What is the most important ergonomic adjustment I can make today?
Get your monitor to eye level. It is the single change that addresses the most common source of desk-worker pain: forward head posture caused by looking slightly down at a screen for hours at a time. Use books, a monitor riser, or a monitor arm. Once the screen is at the right height, adjust your chair and desk height to match.
Is standing at a standing desk actually better for you than sitting?
Neither sitting nor standing continuously is good ergonomics. The benefit of a standing desk is the ability to alternate between the two positions throughout the day. Extended standing with no movement creates its own fatigue and circulatory issues. The research consistently supports alternating positions with movement breaks, not replacing sitting with standing.
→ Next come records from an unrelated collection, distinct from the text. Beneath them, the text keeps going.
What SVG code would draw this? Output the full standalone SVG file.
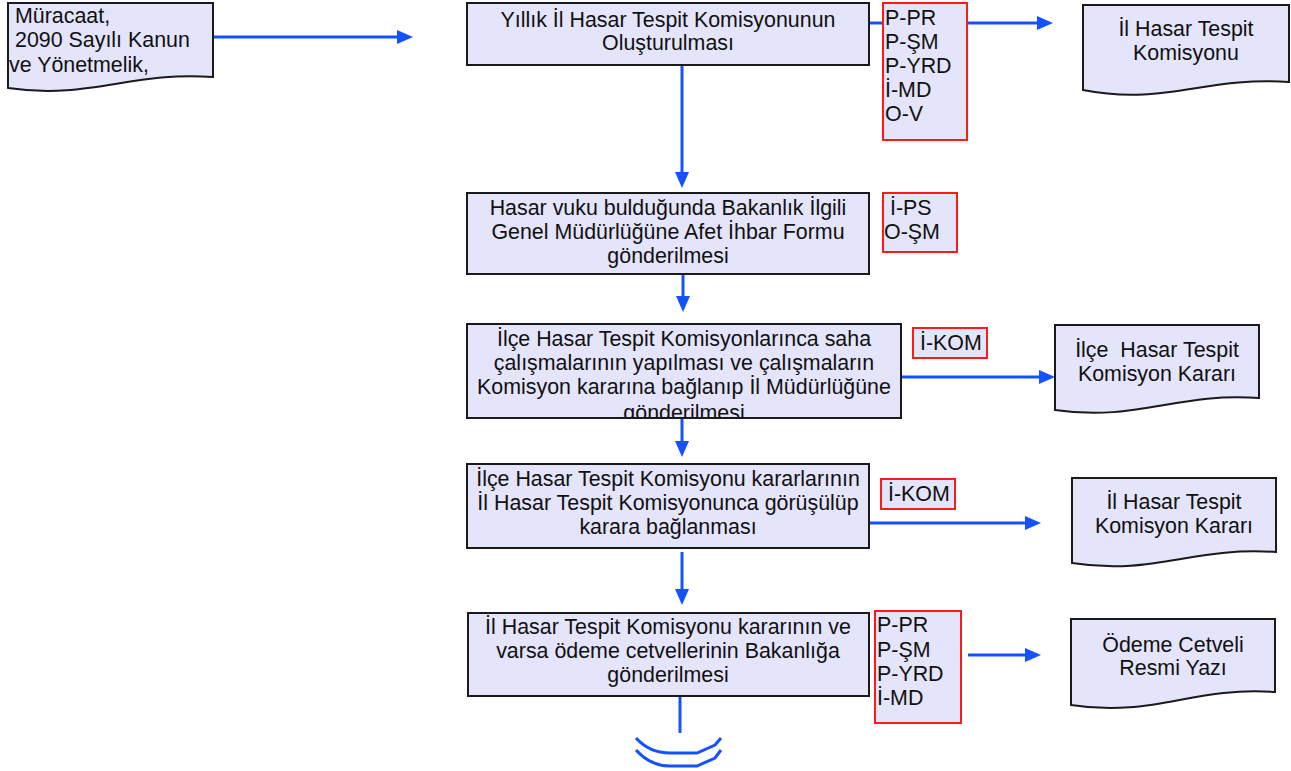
<svg xmlns="http://www.w3.org/2000/svg" width="1291" height="771" viewBox="0 0 1291 771">
<style>
.box{fill:#E4E4FA;stroke:#1a1a1a;stroke-width:2}
.rbox{fill:#E4E4FA;stroke:#FF1A1A;stroke-width:2}
.t{font-family:"Liberation Sans",Arial,sans-serif;font-size:21.4px;fill:#111}
.c{text-anchor:middle}
.con{stroke:#1452FF;stroke-width:3;fill:none}
</style>
<defs>
<marker id="ah" markerUnits="userSpaceOnUse" markerWidth="16" markerHeight="14" refX="1" refY="7" orient="auto" viewBox="0 0 16 14">
<path d="M0,0 L16,7 L0,14 z" fill="#1452FF"/>
</marker>
<clipPath id="clip4"><rect x="468" y="325" width="432" height="92"/></clipPath>
</defs>
<rect width="1291" height="771" fill="#ffffff"/>

<g id="connectors">
<line class="con" x1="213" y1="37" x2="398" y2="37" marker-end="url(#ah)"/>
<line class="con" x1="869" y1="23" x2="883" y2="23"/>
<line class="con" x1="967" y1="23" x2="1038" y2="23" marker-end="url(#ah)"/>
<line class="con" x1="682" y1="65" x2="682" y2="173" marker-end="url(#ah)"/>
<line class="con" x1="683" y1="274" x2="683" y2="297" marker-end="url(#ah)"/>
<line class="con" x1="901" y1="377" x2="1040" y2="377" marker-end="url(#ah)"/>
<line class="con" x1="682" y1="418" x2="682" y2="442" marker-end="url(#ah)"/>
<line class="con" x1="869" y1="523" x2="1026" y2="523" marker-end="url(#ah)"/>
<line class="con" x1="682" y1="552" x2="682" y2="590" marker-end="url(#ah)"/>
<line class="con" x1="968" y1="655" x2="1026" y2="655" marker-end="url(#ah)"/>
<line class="con" x1="680" y1="696" x2="680" y2="733"/>
<path class="con" stroke-width="2.5" d="M636,738 C645,748 655,753 670,753 L697,753 L715,745 L721,738"/>
<path class="con" stroke-width="2.5" d="M636,750 C645,760 655,766 670,766 L697,766 L715,758 L721,750"/>
</g>

<g id="doc1">
<path class="box" d="M8,3 H213 V77 C131,71 90,100 8,88 Z"/>
<text class="t" x="15" y="23">Müracaat,</text>
<text class="t" x="15" y="47">2090 Sayılı Kanun</text>
<text class="t" x="9" y="72">ve Yönetmelik,</text>
</g>

<g id="box1">
<rect class="box" x="467" y="3" width="402" height="62"/>
<text class="t c" x="668" y="27">Yıllık İl Hasar Tespit Komisyonunun</text>
<text class="t c" x="668" y="50">Oluşturulması</text>
</g>

<g id="roles1">
<rect class="rbox" x="883" y="3" width="84" height="137"/>
<text class="t" x="885" y="25">P-PR</text>
<text class="t" x="885" y="49">P-ŞM</text>
<text class="t" x="885" y="73">P-YRD</text>
<text class="t" x="885" y="97">İ-MD</text>
<text class="t" x="885" y="121">O-V</text>
</g>

<g id="doc2">
<path class="box" d="M1083,5 H1289 V82 C1206,76 1165,106 1083,90 Z"/>
<text class="t c" x="1186" y="36">İl Hasar Tespit</text>
<text class="t c" x="1186" y="60">Komisyonu</text>
</g>

<g id="box3">
<rect class="box" x="467" y="193" width="402" height="81"/>
<text class="t c" x="668" y="215">Hasar vuku bulduğunda Bakanlık İlgili</text>
<text class="t c" x="668" y="239">Genel Müdürlüğüne Afet İhbar Formu</text>
<text class="t c" x="668" y="263">gönderilmesi</text>
</g>

<g id="roles2">
<rect class="rbox" x="883" y="193" width="74" height="59"/>
<text class="t" x="890" y="215">İ-PS</text>
<text class="t" x="884" y="239">O-ŞM</text>
</g>

<g id="box4">
<rect class="box" x="467" y="324" width="434" height="94"/>
<text class="t c" x="684" y="346">İlçe Hasar Tespit Komisyonlarınca saha</text>
<text class="t c" x="684" y="370">çalışmalarının yapılması ve çalışmaların</text>
<text class="t c" x="684" y="394">Komisyon kararına bağlanıp İl Müdürlüğüne</text>
<text class="t c" x="684" y="420" clip-path="url(#clip4)">gönderilmesi</text>
</g>

<g id="roles3">
<rect class="rbox" x="913" y="328" width="74" height="30"/>
<text class="t" x="920" y="350">İ-KOM</text>
</g>

<g id="doc3">
<path class="box" d="M1055,325 H1259 V398 C1177,392 1137,422 1055,410 Z"/>
<text class="t c" x="1157" y="357">İlçe&#160; Hasar Tespit</text>
<text class="t c" x="1157" y="381">Komisyon Kararı</text>
</g>

<g id="box5">
<rect class="box" x="467" y="464" width="402" height="84"/>
<text class="t c" x="668" y="486">İlçe Hasar Tespit Komisyonu kararlarının</text>
<text class="t c" x="668" y="510">İl Hasar Tespit Komisyonunca görüşülüp</text>
<text class="t c" x="668" y="534">karara bağlanması</text>
</g>

<g id="roles4">
<rect class="rbox" x="881" y="479" width="74" height="30"/>
<text class="t" x="888" y="501">İ-KOM</text>
</g>

<g id="doc4">
<path class="box" d="M1072,478 H1276 V552 C1194,546 1154,576 1072,563 Z"/>
<text class="t c" x="1174" y="509">İl Hasar Tespit</text>
<text class="t c" x="1174" y="533">Komisyon Kararı</text>
</g>

<g id="box6">
<rect class="box" x="468" y="613" width="401" height="83"/>
<text class="t c" x="668" y="634">İl Hasar Tespit Komisyonu kararının ve</text>
<text class="t c" x="668" y="658">varsa ödeme cetvellerinin Bakanlığa</text>
<text class="t c" x="668" y="682">gönderilmesi</text>
</g>

<g id="roles5">
<rect class="rbox" x="875" y="611" width="86" height="112"/>
<text class="t" x="877" y="632">P-PR</text>
<text class="t" x="877" y="657">P-ŞM</text>
<text class="t" x="877" y="681">P-YRD</text>
<text class="t" x="877" y="705">İ-MD</text>
</g>

<g id="doc5">
<path class="box" d="M1071,619 H1275 V692 C1193,686 1153,718 1071,705 Z"/>
<text class="t c" x="1173" y="652">Ödeme Cetveli</text>
<text class="t c" x="1173" y="675">Resmi Yazı</text>
</g>
</svg>
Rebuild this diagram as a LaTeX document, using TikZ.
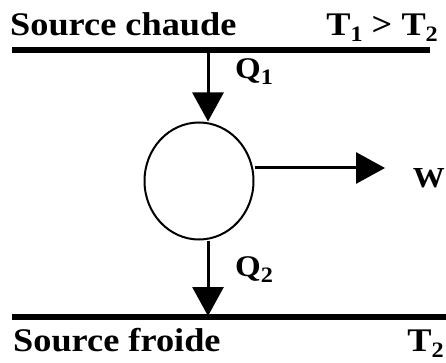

How do I know if my chair has good lumbar support?
Sit fully back in the chair with your back against the backrest. The lumbar support should contact the inward curve of your lower back -- typically 3 to 5 inches above the seat cushion. If the support contacts your mid-back or makes you feel like you are being pushed forward, it is positioned incorrectly. Many adjustable chairs let you raise or lower the lumbar pad; use that adjustment before deciding the chair does not fit.
How often should I take breaks from my standing desk?
Move every 30 to 45 minutes regardless of whether you are sitting or standing. Change positions when you transition -- sit to stand or stand to sit -- and take a short walk every 60 minutes. Two to three minutes of walking recovers the circulation effects of sustained static posture more effectively than simply switching between sitting and standing in place.
What are the signs that my desk setup is causing problems?
Neck and upper back pain usually points to monitor height or distance problems. Wrist pain suggests keyboard height or angle issues. Lower back pain that worsens through the day often indicates the chair is not supporting the lumbar curve correctly. Eye strain and headaches are typically screen brightness or distance issues. If pain appears consistently at the same time of day or in the same positions, the setup is the cause -- not the workload.